There was no time to come close to even tapping the brakes. Stunned for the briefest of instants, I quickly regained composure and slowly guided my now engine-less SUV to the side of the road.
I wasn’t sure at that point what I had hit. My bright lights were on when it darted out in front of me, and upon impact all I saw was the huge rear-end of an animal spinning like a Frisbee off to my left into the pitch black night.
Calling 911, I told them I assumed it was a deer. But after giving them my approximate location and then calling my wife to let her know I would be late getting home, every once in a while a northbound vehicle would come up in the distance behind me, and as I watched those vehicles swerve around the carcass laying 50-75 yards back in the middle of the road, I could tell by its girth it was likely a feral hog.
The Grant Parish deputy who struggled to drag it off to the side of the road a little while later told me it was a “big one weighing close to, if not more, than 200 pounds.”
After calling a tow truck for assistance, he told me that regulations didn’t allow him to cross parish lines and take me to Winnfield, so he turned back around and dropped me off at the only place in Dry Prong with signs of life at 8 p.m. on a Saturday night.
So I spent the next hour and a half on the sidewalk in front of the Dry Prong Dollar General store waiting for my brother-in-law to make it down from Ruston to rescue me..
At least I was able to get an RC Cola while I waited. I guess I should have bought a bag of salted peanuts to put into the drink — that sounds like the thing to do in a place like Dry Prong. And for the record, the Grant Parish deputy and Dollar General employees were great. And at least there was enough light so that I could see at least something.

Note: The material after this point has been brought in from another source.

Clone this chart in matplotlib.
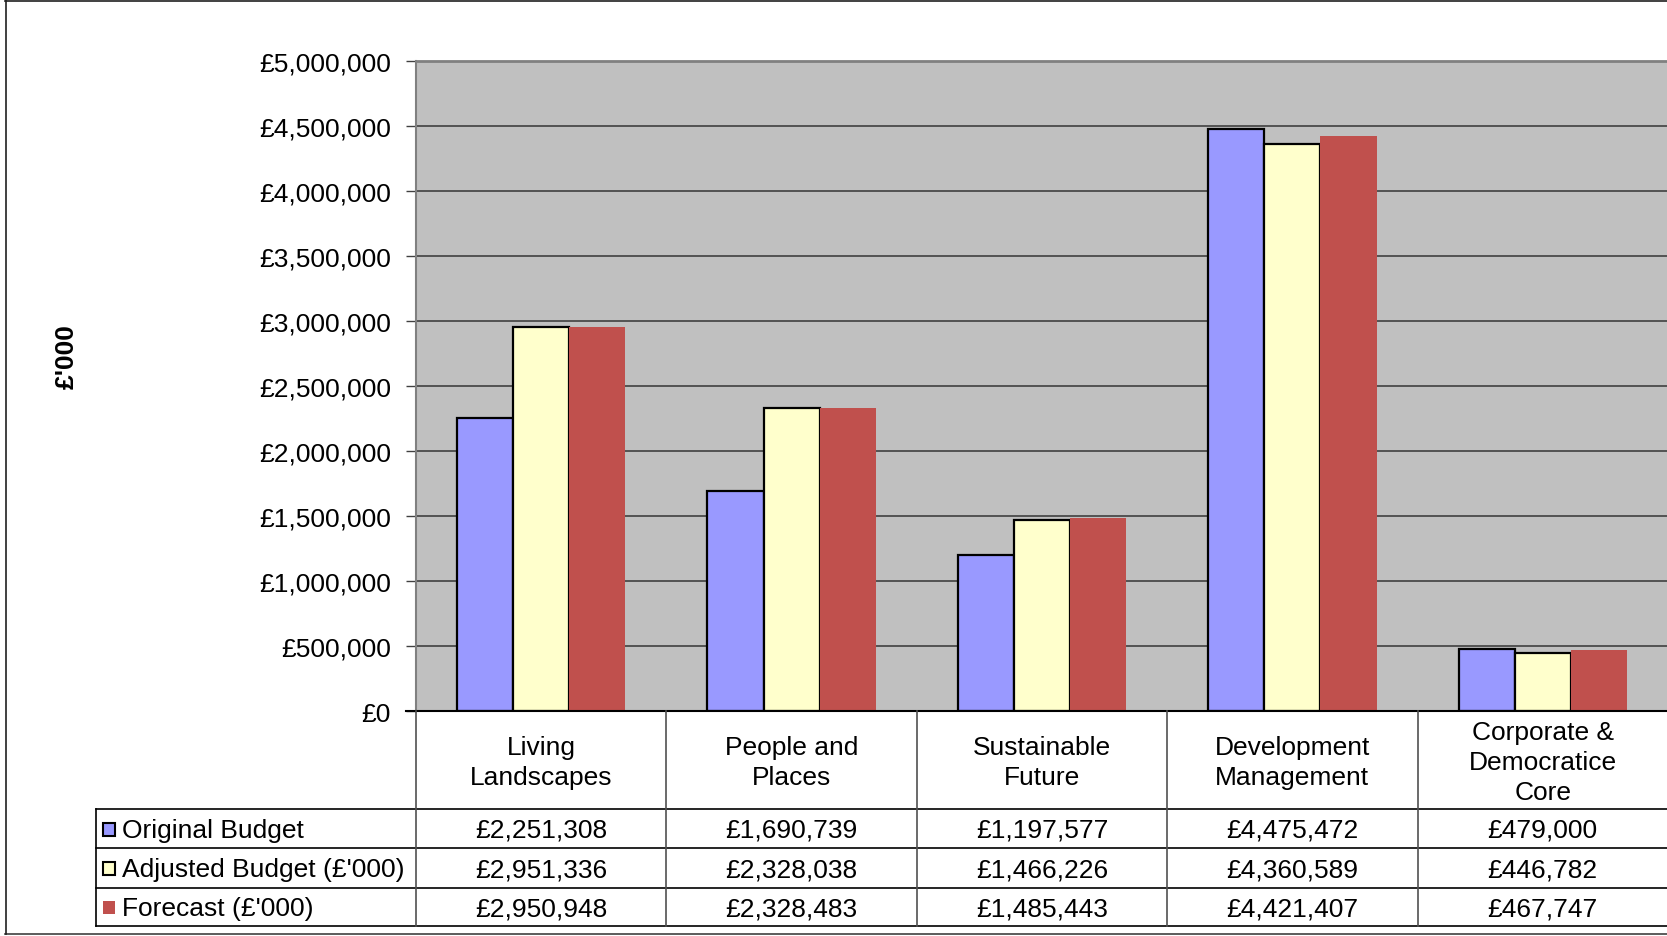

Growing feral hog populations, now at an estimated 700,000 in Louisiana, are wreaking destruction on agricultural property according to a recent study by the LSU AG Center.
According to that LSU Ag Center report, there is an estimated $91.1 million in total economic losses for Louisiana farmers annually due to feral hogs. The LSU AgCenter estimates $66.2 million in agricultural commodity production losses and $24.9 million in non-production losses.
And that doesn’t include damages to vehicles being damaged in collisions with those monsters. The deputy who assisted me told me that it happens once or twice a night this time of year in those parts.
It wasn’t the first run-in our Edge has had with such a beast. Six or so years ago my wife ran into a large black animal on Kavanaugh Road here in Ruston. She was able to limp the vehicle home that night because the radiator wasn’t wiped out. The Ruston police officer who assisted my wife that night looked for the animal, but it made it far enough from the roadway so that we never really found out what it was.
My Edge finally was towed to Ruston last Monday, and hopefully we won’t be a one-vehicle family much longer. Our second vehicle is a 25-year-old Dodge Ram I didn’t want to trust to make the journey to Dry Prong and have my wife come rescue me. Too bad, because with a newer second vehicle maybe I could have brought home bacon for months to come.
But keep in mind, we have a significant feral hog population here in Lincoln Parish, too.
And be it near Dry Prong or right here in Lincoln Parish, I can assure you that you don’t want to meet up with “Hawgzilla” on a pitch black Saturday night, or any other time at that.